Rickshaw in Dhaka
Rickshaw in Dhaka

How colonial history is shaping Dhaka's modern urban identity

Where does our image of a modern city come from? Why don't we label a traffic jam in the city centre of Nijmegen as chaotic, but we do label a traffic jam in Dhaka as chaotic? Anthropologist and Radboud researcher Annemiek Prins indicates that the colonial past still (unconsciously) influences the image of the 'modern city' worldwide. To illustrate this, she spent more than ten years researching the role of the rickshaw in Dhaka, the capital of Bangladesh, known as 'the traffic capital of the world'.

The rickshaw: transport and safety net, but also outdated?

The rickshaw, a colourfully painted bicycle taxi, is today one of the primary forms of transport for the middle class in Dhaka. Prins points out, 'By no means does everyone in Dhaka have a car, and not all neighbourhoods and streets are easily accessible by car. The rickshaw is also an important source of income and a safety net for poor rural migrants facing crises, such as when a flood has destroyed their crops'.

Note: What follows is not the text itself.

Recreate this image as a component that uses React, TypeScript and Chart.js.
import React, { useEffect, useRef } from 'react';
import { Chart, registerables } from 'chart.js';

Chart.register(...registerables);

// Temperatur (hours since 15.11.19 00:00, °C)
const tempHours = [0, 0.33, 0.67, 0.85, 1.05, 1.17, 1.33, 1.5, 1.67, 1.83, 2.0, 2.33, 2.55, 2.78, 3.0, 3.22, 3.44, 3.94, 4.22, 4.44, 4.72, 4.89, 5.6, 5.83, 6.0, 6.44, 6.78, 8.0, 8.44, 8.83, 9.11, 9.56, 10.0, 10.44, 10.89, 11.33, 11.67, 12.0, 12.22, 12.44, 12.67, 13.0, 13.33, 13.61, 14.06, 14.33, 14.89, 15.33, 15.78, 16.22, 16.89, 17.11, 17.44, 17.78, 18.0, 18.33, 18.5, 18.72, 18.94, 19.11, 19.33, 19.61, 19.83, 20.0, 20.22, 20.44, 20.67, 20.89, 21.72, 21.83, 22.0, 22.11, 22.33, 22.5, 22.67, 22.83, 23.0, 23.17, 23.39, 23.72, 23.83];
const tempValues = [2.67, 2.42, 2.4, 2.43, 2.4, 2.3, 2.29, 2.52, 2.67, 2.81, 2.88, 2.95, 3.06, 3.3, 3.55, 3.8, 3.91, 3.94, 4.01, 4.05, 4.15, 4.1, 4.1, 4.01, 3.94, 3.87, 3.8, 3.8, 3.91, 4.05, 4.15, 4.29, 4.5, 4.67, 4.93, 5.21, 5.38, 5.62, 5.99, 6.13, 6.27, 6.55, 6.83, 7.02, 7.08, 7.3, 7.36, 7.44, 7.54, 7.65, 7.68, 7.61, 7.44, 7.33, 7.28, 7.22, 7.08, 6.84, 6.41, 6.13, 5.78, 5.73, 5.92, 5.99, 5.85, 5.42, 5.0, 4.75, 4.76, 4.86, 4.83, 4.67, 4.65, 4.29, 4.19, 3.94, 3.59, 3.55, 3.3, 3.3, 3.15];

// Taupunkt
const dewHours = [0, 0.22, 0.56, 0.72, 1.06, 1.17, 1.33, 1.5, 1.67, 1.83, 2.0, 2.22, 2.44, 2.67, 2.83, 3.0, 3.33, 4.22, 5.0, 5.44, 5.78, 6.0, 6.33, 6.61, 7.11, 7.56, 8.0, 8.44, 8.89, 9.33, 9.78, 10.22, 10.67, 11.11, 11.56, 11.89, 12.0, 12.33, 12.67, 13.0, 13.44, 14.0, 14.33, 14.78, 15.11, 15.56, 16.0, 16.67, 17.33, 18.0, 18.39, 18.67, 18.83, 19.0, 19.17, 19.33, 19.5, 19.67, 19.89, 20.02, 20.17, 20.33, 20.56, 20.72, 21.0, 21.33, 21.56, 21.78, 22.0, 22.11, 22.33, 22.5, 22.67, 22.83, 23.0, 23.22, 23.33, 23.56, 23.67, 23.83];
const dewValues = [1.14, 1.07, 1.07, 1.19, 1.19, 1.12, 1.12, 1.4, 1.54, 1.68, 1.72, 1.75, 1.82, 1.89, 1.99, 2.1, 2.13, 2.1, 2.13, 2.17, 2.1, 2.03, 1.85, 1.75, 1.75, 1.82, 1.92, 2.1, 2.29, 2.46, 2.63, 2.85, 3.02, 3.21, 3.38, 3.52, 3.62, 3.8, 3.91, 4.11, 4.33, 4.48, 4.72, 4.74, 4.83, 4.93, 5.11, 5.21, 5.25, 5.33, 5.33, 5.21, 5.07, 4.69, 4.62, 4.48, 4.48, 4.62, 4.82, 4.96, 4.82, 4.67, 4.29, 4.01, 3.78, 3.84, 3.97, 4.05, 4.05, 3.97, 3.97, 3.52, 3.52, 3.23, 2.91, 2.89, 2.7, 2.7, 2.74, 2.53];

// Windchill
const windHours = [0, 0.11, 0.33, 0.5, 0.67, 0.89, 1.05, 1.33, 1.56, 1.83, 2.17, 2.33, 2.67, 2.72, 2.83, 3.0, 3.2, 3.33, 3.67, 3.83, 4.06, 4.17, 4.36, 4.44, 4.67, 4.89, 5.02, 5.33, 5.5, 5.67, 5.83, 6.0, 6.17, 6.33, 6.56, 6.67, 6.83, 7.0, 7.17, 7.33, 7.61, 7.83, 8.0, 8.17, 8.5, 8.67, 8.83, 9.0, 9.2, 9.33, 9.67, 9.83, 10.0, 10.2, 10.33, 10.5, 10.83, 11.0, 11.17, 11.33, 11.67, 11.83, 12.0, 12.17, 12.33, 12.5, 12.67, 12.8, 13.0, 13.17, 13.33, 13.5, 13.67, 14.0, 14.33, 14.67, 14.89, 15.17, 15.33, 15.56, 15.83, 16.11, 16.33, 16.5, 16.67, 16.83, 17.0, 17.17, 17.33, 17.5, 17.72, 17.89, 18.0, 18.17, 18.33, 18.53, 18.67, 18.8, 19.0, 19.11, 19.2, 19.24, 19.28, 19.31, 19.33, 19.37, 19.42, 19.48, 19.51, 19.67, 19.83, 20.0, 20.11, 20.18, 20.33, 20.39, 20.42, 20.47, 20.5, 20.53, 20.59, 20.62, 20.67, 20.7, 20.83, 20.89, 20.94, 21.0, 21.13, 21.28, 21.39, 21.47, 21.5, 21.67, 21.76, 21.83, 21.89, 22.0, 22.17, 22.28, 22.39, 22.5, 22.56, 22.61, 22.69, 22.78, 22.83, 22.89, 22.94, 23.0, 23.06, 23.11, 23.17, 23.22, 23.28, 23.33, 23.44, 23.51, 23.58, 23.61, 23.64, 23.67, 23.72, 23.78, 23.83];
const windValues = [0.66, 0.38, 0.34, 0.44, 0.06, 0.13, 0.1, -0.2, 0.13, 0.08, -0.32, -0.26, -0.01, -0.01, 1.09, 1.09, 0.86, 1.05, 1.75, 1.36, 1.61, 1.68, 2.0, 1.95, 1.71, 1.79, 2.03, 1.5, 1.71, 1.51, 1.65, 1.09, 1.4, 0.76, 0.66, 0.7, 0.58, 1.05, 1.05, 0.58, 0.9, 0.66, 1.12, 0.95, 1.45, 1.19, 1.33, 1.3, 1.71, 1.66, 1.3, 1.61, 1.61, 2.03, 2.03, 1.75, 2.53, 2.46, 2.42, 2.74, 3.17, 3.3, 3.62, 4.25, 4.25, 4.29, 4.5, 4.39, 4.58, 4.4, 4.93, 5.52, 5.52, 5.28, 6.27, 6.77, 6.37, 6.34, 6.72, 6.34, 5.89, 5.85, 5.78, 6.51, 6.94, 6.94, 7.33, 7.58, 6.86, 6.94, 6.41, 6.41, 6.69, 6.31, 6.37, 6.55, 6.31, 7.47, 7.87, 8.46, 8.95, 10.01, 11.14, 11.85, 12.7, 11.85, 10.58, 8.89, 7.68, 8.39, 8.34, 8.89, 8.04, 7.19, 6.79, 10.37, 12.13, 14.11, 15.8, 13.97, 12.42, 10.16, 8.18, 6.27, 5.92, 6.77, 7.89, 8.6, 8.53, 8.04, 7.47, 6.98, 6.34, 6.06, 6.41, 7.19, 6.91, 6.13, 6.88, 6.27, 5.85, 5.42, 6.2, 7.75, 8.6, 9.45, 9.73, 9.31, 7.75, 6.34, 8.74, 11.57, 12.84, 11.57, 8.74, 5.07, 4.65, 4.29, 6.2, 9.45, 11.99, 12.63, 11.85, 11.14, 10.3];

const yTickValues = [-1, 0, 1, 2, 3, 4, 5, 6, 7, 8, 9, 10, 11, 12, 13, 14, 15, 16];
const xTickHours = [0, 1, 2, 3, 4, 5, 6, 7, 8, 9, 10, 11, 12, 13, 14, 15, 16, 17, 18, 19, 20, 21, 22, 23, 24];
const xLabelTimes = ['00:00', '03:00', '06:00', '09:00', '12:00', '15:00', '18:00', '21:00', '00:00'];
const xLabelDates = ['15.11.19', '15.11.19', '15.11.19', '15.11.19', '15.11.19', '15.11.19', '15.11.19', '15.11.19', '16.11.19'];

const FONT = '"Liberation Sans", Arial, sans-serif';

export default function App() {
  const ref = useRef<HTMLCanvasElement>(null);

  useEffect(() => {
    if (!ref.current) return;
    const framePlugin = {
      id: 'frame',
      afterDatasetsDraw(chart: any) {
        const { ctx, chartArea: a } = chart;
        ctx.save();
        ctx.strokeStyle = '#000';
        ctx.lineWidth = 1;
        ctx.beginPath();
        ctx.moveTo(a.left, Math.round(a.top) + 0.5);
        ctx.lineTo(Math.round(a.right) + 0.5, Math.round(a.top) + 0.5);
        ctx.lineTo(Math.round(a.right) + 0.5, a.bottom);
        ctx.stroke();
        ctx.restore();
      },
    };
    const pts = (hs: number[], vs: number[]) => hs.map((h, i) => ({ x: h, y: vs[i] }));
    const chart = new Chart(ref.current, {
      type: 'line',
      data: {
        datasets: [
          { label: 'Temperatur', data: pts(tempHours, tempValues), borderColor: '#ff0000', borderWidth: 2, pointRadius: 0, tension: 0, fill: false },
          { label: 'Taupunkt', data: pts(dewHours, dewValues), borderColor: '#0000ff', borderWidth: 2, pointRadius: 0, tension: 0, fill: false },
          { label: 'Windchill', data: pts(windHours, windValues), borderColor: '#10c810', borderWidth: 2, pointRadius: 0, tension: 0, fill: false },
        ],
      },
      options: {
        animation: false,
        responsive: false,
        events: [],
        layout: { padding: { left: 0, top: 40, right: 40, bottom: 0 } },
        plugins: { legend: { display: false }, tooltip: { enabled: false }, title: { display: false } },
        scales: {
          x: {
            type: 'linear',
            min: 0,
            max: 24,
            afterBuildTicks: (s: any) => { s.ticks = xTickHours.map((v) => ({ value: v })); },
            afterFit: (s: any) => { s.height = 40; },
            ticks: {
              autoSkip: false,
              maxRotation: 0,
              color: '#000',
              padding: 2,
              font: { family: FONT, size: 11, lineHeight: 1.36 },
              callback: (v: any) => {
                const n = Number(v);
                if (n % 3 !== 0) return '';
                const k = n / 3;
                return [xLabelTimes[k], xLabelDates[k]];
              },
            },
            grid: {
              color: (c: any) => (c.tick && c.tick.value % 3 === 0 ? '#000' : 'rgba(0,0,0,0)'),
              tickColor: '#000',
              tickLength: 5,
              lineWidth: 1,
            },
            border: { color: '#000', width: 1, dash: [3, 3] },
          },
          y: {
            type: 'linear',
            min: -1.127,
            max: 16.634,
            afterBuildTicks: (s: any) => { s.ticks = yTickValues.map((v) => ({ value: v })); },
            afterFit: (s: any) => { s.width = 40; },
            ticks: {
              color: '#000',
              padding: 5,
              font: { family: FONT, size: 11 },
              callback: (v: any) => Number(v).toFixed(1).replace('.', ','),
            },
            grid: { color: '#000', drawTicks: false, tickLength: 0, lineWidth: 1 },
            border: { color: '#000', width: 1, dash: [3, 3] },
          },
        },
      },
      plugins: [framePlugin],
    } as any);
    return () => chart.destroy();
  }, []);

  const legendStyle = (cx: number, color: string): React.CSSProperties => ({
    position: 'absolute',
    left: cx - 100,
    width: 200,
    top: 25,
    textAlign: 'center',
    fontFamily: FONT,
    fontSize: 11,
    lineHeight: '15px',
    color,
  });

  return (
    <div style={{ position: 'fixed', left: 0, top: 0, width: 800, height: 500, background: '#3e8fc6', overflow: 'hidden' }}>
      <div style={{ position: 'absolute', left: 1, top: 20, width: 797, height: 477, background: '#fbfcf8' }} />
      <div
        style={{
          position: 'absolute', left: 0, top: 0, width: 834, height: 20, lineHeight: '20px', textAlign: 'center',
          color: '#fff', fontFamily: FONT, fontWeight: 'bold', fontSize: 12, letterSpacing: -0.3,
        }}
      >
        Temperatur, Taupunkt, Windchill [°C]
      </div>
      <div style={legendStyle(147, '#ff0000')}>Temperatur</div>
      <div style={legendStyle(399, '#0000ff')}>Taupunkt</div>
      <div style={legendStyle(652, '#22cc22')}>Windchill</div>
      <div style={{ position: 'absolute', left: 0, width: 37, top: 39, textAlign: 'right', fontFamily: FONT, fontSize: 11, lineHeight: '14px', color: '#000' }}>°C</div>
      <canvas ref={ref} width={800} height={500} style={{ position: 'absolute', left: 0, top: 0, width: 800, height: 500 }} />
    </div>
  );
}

She continues: 'Despite its advantages, it is a mode of transport that many people look down on. Dhaka likes to profile itself as a 'modern city', and the rickshaw does not fit into that picture'.

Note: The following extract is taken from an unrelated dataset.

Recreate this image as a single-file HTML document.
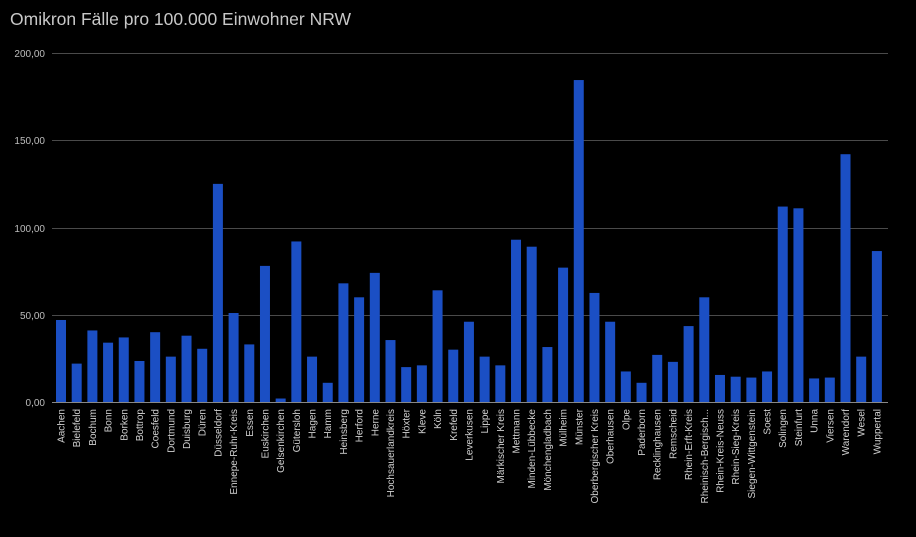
<!DOCTYPE html>
<html><head><meta charset="utf-8"><style>
html,body{margin:0;padding:0;background:#000;}
svg{display:block;font-family:"Liberation Sans",sans-serif;}
</style></head><body>
<svg id="c" width="916" height="537" xmlns="http://www.w3.org/2000/svg">
<rect width="916" height="537" fill="#000"/>
<text x="10" y="25" fill="#c8c8c8" font-size="17.5">Omikron Fälle pro 100.000 Einwohner NRW</text>
<g stroke="#4a4a4a" stroke-width="1">
<line x1="52" x2="888" y1="53.5" y2="53.5"/>
<line x1="52" x2="888" y1="140.5" y2="140.5"/>
<line x1="52" x2="888" y1="228.5" y2="228.5"/>
<line x1="52" x2="888" y1="315.5" y2="315.5"/>
</g>
<g fill="#bdbdbd" font-size="10" text-anchor="end">
<text x="45" y="57">200,00</text>
<text x="45" y="144">150,00</text>
<text x="45" y="232">100,00</text>
<text x="45" y="319">50,00</text>
<text x="45" y="406">0,00</text>
</g>
<g id="bars"></g>
<line x1="52" x2="888" y1="402.5" y2="402.5" stroke="#888" stroke-width="1"/>
<g id="labels" fill="#d0d0d0" font-size="10"></g>
</svg>
<script>
var d=[["Aachen",47],["Bielefeld",22],["Bochum",41],["Bonn",34],["Borken",37],["Bottrop",23.5],["Coesfeld",40],["Dortmund",26],["Duisburg",38],["Düren",30.5],["Düsseldorf",125],["Ennepe-Ruhr-Kreis",51],["Essen",33],["Euskirchen",78],["Gelsenkirchen",2],["Gütersloh",92],["Hagen",26],["Hamm",11],["Heinsberg",68],["Herford",60],["Herne",74],["Hochsauerlandkreis",35.5],["Höxter",20],["Kleve",21],["Köln",64],["Krefeld",30],["Leverkusen",46],["Lippe",26],["Märkischer Kreis",21],["Mettmann",93],["Minden-Lübbecke",89],["Mönchengladbach",31.5],["Mülheim",77],["Münster",184.5],["Oberbergischer Kreis",62.5],["Oberhausen",46],["Olpe",17.5],["Paderborn",11],["Recklinghausen",27],["Remscheid",23],["Rhein-Erft-Kreis",43.5],["Rheinisch-Bergisch...",60],["Rhein-Kreis-Neuss",15.5],["Rhein-Sieg-Kreis",14.5],["Siegen-Wittgenstein",14],["Soest",17.5],["Solingen",112],["Steinfurt",111],["Unna",13.5],["Viersen",14],["Warendorf",142],["Wesel",26],["Wuppertal",86.5]];
var ns="http://www.w3.org/2000/svg",b=document.getElementById("bars"),l=document.getElementById("labels");
d.forEach(function(e,i){var cx=61+i*15.69,h=e[1]*349/200;
var r=document.createElementNS(ns,"rect");r.setAttribute("x",cx-5);r.setAttribute("y",402-h);r.setAttribute("width",10);r.setAttribute("height",h);r.setAttribute("fill","#1b4fc4");b.appendChild(r);
var t=document.createElementNS(ns,"text");t.setAttribute("transform","translate("+(cx+3.5)+",409) rotate(-90)");t.setAttribute("text-anchor","end");t.textContent=e[0];l.appendChild(t);});
</script>
</body></html>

Mobility and urban inequality

Therefore, the rickshaw is facing restrictive measures in many ways. Policymakers are introducing so-called 'VIP roads' that allow only motorised vehicles. It becomes much more challenging for rickshaw drivers and their passengers to get from A to B in one trip. In addition, some politicians and policymakers are painting the rickshaw as the cause of all traffic congestion: it is becoming a scapegoat.

This outlines what Prins' research is all about: how mobility is related to urban inequality. In other words, who have access to the city and can live and work there?

What exactly is a 'modern city'?

To understand how mobility is related to urban inequality, Prins says it is crucial to be aware of the word 'modern'. She explains that for a long time, the norm of modernity was defined mainly by Western countries, and the colonial past played an essential role. When England colonised Bangladesh, they saw that its infrastructure and urban layout differed from their Western homeland.

Prins explains that in 19th-century Western Europe, the modern city was an ideal, with wide streets, large parks, and clear boundaries. This was at odds with the organic way a city like Dhaka had developed. Here, traffic, work, commerce, recreation and living ran through each other. There was no clear division between public and private. As a result, the British regarded Dhaka as a disorderly and chaotic city. In fact, it did not conform to their own image of order'.

Residential neighbourhoods

To change this, they introduced the concept of residential neighbourhoods. The idea was to separate urban functions such as living, working and commerce. Moreover, these neighbourhoods were intended for local elites who worked for the colonial government. Whereas these residential neighbourhoods in Dhaka increasingly came to symbolise modernity, the rickshaw, which can also manoeuvre through all kinds of small alleys, carries the stigma of disorderliness. Modernity is thus not simply the result of technical progress but also the result of a Western view of order. 'The residential neighbourhood today, for example, fits well with an auto-oriented form of urban planning,' says Prins.

Modern colonialism?

Politicians today are making their mark on the city by building elevated highways, big bridges, or the VIP roads mentioned above to shake off the image of disorderliness. In addition, urban policy in Dhaka has long been determined by foreign, often Western, consultancy firms. Large organisations like the World Bank still significantly influence how the urban landscape is shaped. Phasing out the cycle rickshaw is one form of discrimination that the working class in Bangladesh now faces. In addition, it is becoming increasingly expensive for temporary rural migrants to be able to work and stay in the city. So, there is a degree of exclusion.

Awareness is the first step towards more equity

The world is urbanising at a rapid pace. To think about mobility in an equitable way, we need to identify inequalities. Who gets access to the city, and who does not? Which vehicles get space, and which people benefit? Prins' research shows that awareness of this can help change inequalities worldwide.